Magda, who married her husband Robert Brown, a native to Chicago in 1949 was ready to start a new life in Skokie, IL. The village is a suburb 15 miles north of Chicago, as Magda put it, it was less expensive. After WWII, a large Jewish population settled in that area and by the 1960, 58 % of the population was Jewish and many were like Magda, Holocaust Survivors. In her video, Magda recalls that when she arrived in the United States and tried to tell her horrific story no one really wanted to hear it. People would start equating her suffering with what they had to go through, they would point to the depression years, that they lost their sons and husbands in the war and that it was very hard for them too. Like many other survivors Magda “shut up.”
In 1977, the National Socialist Party of America (NSPA) planned a march through Skokie with swastika emblems and uniforms. This event turned out to be a wake up call. The community got together for a demonstration but also a campaign to educate people about the Holocaust.
This is what the Illinois Holocaust Museum & Education Center (IHMEC) writes about that time:
"In November 1987, an outbreak of vandalism directed against Jewish stores and synagogues, prompted Erna I. Gans, Holocaust survivor and President of the Holocaust Memorial Foundation of Illinois, to issue a call for action to combat such violence with education in the form of a state mandate.

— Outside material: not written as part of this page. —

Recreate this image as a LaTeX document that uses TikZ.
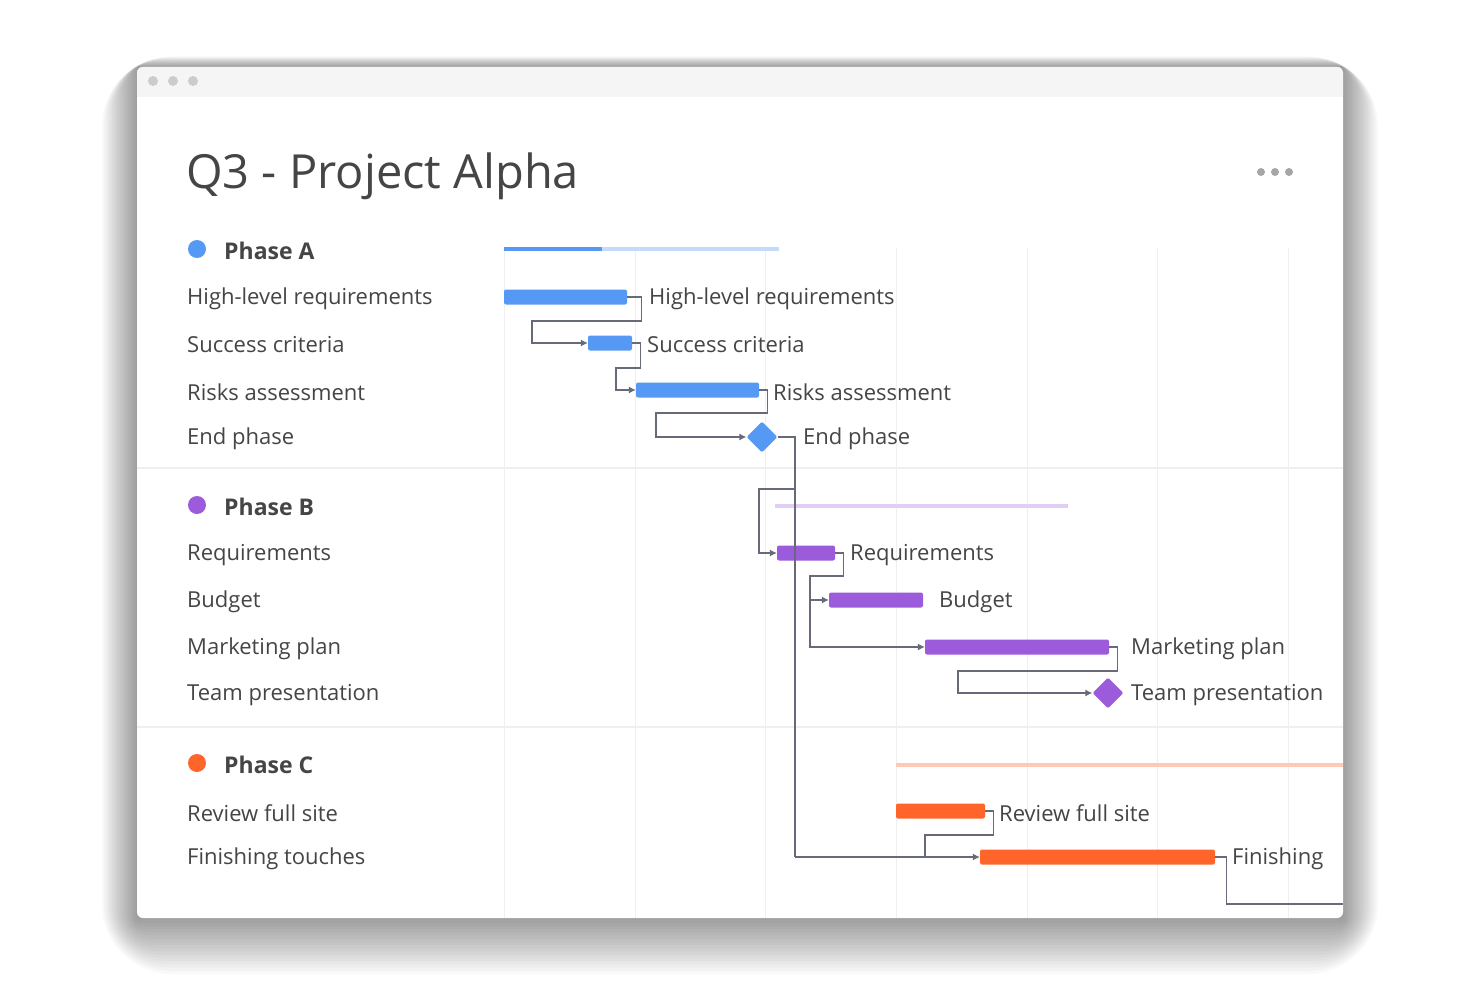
\documentclass[tikz,border=0pt]{standalone}
\usepackage{fontspec}
\setmainfont{Open Sans}
\usetikzlibrary{shapes.geometric,arrows.meta}
\definecolor{ablue}{HTML}{5599F5}
\definecolor{bpurple}{HTML}{9C5BDB}
\definecolor{corange}{HTML}{FF642B}
\definecolor{txt}{HTML}{454545}
\definecolor{link}{HTML}{676A78}
\definecolor{grid}{HTML}{EFEFF2}
\tikzset{
  bar/.style={fill=#1, rounded corners=2pt, minimum height=15pt, inner sep=0pt},
  mile/.style={diamond, fill=#1, minimum size=31pt, inner sep=0pt, rounded corners=2pt},
  lbl/.style={text=txt, font=\fontsize{22}{25}\selectfont, inner sep=0pt, yshift=-2pt},
  link/.style={draw=link, line width=1.1pt},
  larr/.style={link, -{Latex[length=7pt,width=7pt]}}
}
\begin{document}
\begin{tikzpicture}[x=1pt,y=-1pt]
\useasboundingbox (0,0) rectangle (1480,987);
\fill[white] (0,0) rectangle (1480,987);
% shadow
\foreach \s in {70,66,...,2}
  \fill[black, opacity=0.022, rounded corners=\s] (137-\s*0.5,67-\s*0.15) rectangle (1343+\s*0.5,918+\s*0.8);
\fill[white, rounded corners=6pt] (137,67) rectangle (1343,918);
\begin{scope}
\clip[rounded corners=6pt] (137,67) rectangle (1343,918);
\fill[gray!8] (137,67) rectangle (1343,97);
\end{scope}
\foreach \x in {153,173,193}
  \fill[gray!40] (\x,81) circle (5);
% grid
\foreach \x in {504,635,765,896,1027,1157,1288}
  \draw[grid, line width=1pt] (\x,248) -- (\x,918);
\draw[grid, line width=1.2pt] (137,468) -- (1343,468) (137,727) -- (1343,727);

\node[text=txt, anchor=west, inner sep=0pt, font=\fontsize{47}{50}\selectfont] (title) at (186,176) {Q3 - Project Alpha};
\foreach \x in {1261,1275,1289}
  \fill[gray!70] (\x,172) circle (4);

% phase headers
\fill[ablue] (197,249) circle (9);
\node[lbl, anchor=west, font=\fontsize{23}{26}\selectfont\bfseries] (pa) at (224,249) {Phase A};
\fill[bpurple] (197,505) circle (9);
\node[lbl, anchor=west, font=\fontsize{23}{26}\selectfont\bfseries] (pb) at (224,505) {Phase B};
\fill[corange] (197,763) circle (9);
\node[lbl, anchor=west, font=\fontsize{23}{26}\selectfont\bfseries] (pc) at (224,763) {Phase C};

% task list
\foreach \t/\y in {High-level requirements/297, Success criteria/343, Risks assessment/390, End phase/437,
  Requirements/553, Budget/600, Marketing plan/647, Team presentation/693,
  Review full site/811, Finishing touches/857}
  \node[lbl, anchor=west] at (187,\y) {\t};

% summary lines
\draw[ablue!35, line width=4pt] (504,249) -- (779,249);
\draw[ablue, line width=4pt] (504,249) -- (602,249);
\draw[bpurple!30, line width=4pt] (775,506) -- (1068,506);
\draw[corange!35, line width=4pt] (896,765) -- (1343,765);

% bars
\node[bar=ablue, minimum width=123pt] (hlr) at (565.5,297) {};
\node[bar=ablue, minimum width=44pt] (sc) at (610,343) {};
\node[bar=ablue, minimum width=123pt] (ra) at (697.5,390) {};
\node[mile=ablue] (ep) at (762,437) {};
\node[bar=bpurple, minimum width=58pt] (req) at (806,553) {};
\node[bar=bpurple, minimum width=94pt] (bud) at (876,600) {};
\node[bar=bpurple, minimum width=184pt] (mp) at (1017,647) {};
\node[mile=bpurple] (tp) at (1108,693) {};
\node[bar=corange, minimum width=89pt] (rfs) at (940.5,811) {};
\node[bar=corange, minimum width=235pt] (ft) at (1097.5,857) {};

% bar labels
\node[lbl, anchor=west] at (649,297) {High-level requirements};
\node[lbl, anchor=west] at (647,343) {Success criteria};
\node[lbl, anchor=west] at (773,390) {Risks assessment};
\node[lbl, anchor=west] at (803,437) {End phase};
\node[lbl, anchor=west] at (850,553) {Requirements};
\node[lbl, anchor=west] at (939,600) {Budget};
\node[lbl, anchor=west] at (1131,647) {Marketing plan};
\node[lbl, anchor=west] at (1131,693) {Team presentation};
\node[lbl, anchor=west] at (999,811) {Review full site};
\node[lbl, anchor=west] at (1232,857) {Finishing};

% links
\draw[larr] (hlr.east) -- ++(14,0) -- ++(0,24) -| (532,343) -- (sc.west);
\draw[larr] (sc.east) -- ++(8,0) -- ++(0,25) -| (616,390) -- (ra.west);
\draw[larr] (ra.east) -- ++(8,0) -- ++(0,23) -| (656,437) -- (ep.west);
\draw[link] (ep.east) -- (795,437) -- (795,857);
\draw[larr] (795,489) -- (759,489) |- (req.west);
\draw[larr] (req.east) -- ++(8,0) -- ++(0,23) -| (810,600) -- (bud.west);
\draw[larr] (810,600) |- (mp.west);
\draw[larr] (mp.east) -- ++(8,0) -- ++(0,24) -| (958,693) -- (tp.west);
\draw[link] (rfs.east) -- ++(8,0) -- ++(0,24) -| (925,857);
\draw[larr] (795,857) -- (ft.west);
\draw[link] (ft.east) -- ++(11,0) |- (1343,904);
\end{tikzpicture}
\end{document}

Gans and other survivors urged legislators to mandate the teaching of the Holocaust as state law. Eventually, mandating Holocaust education, now known as House Bill 3, passed in both the House and Senate. Illinois became the first state in the entire country to require the teaching of the Holocaust in all public elementary and high schools, effective January 1, 1990.
In 2005, the leadership of the new Illinois Holocaust Museum played a key role in the expansion of the existing Mandate to include the study of other modern genocides, underscoring a universal lesson of the Holocaust that national, ethnic, racial, or religious hatred can overtake any nation or society, leading to calamitous consequences."
Magda Brown was a speaker at the IHMEC and started to venture out speaking to many groups and everyone interested both in the United States and elsewhere. She told her story over and over, reiterating: “If you ever encounter a Holocaust denier you can tell them you met me.” Her granddaughter Amy Rainey remembers that her Grandma finished many presentations with the sentence “You have to have faith, fantasy, hope, drive and determination that tomorrow will be better.”
Magda Brown was a warm and loving woman who embraced our ARSP volunteers and kept in touch with many of them “creating life long lasting friendships.” We would like to express our gratitude to Magda’s family, her son Bruce, daughter Rochelle, her nine grandchildren, nine great grandchildren and three great great grandchildren for sharing their mother and grandmother with us at ARSP, our volunteers and all others who had the privilege to meet Magda Brown in person.
We have already learned that silence is not helpful, not speaking up is not helpful. If we want to be sure that there will be no repetition of violence, discrimination, and murder against Jews or any other group of people we need to remember Magda and all other Holocaust Survivors. We have to become part of the chorus of many. We can start by learning and remembering Magda’s story.
In Magda’s words: " Think before you hate, Protect your freedom, and Stand up to the deniers!"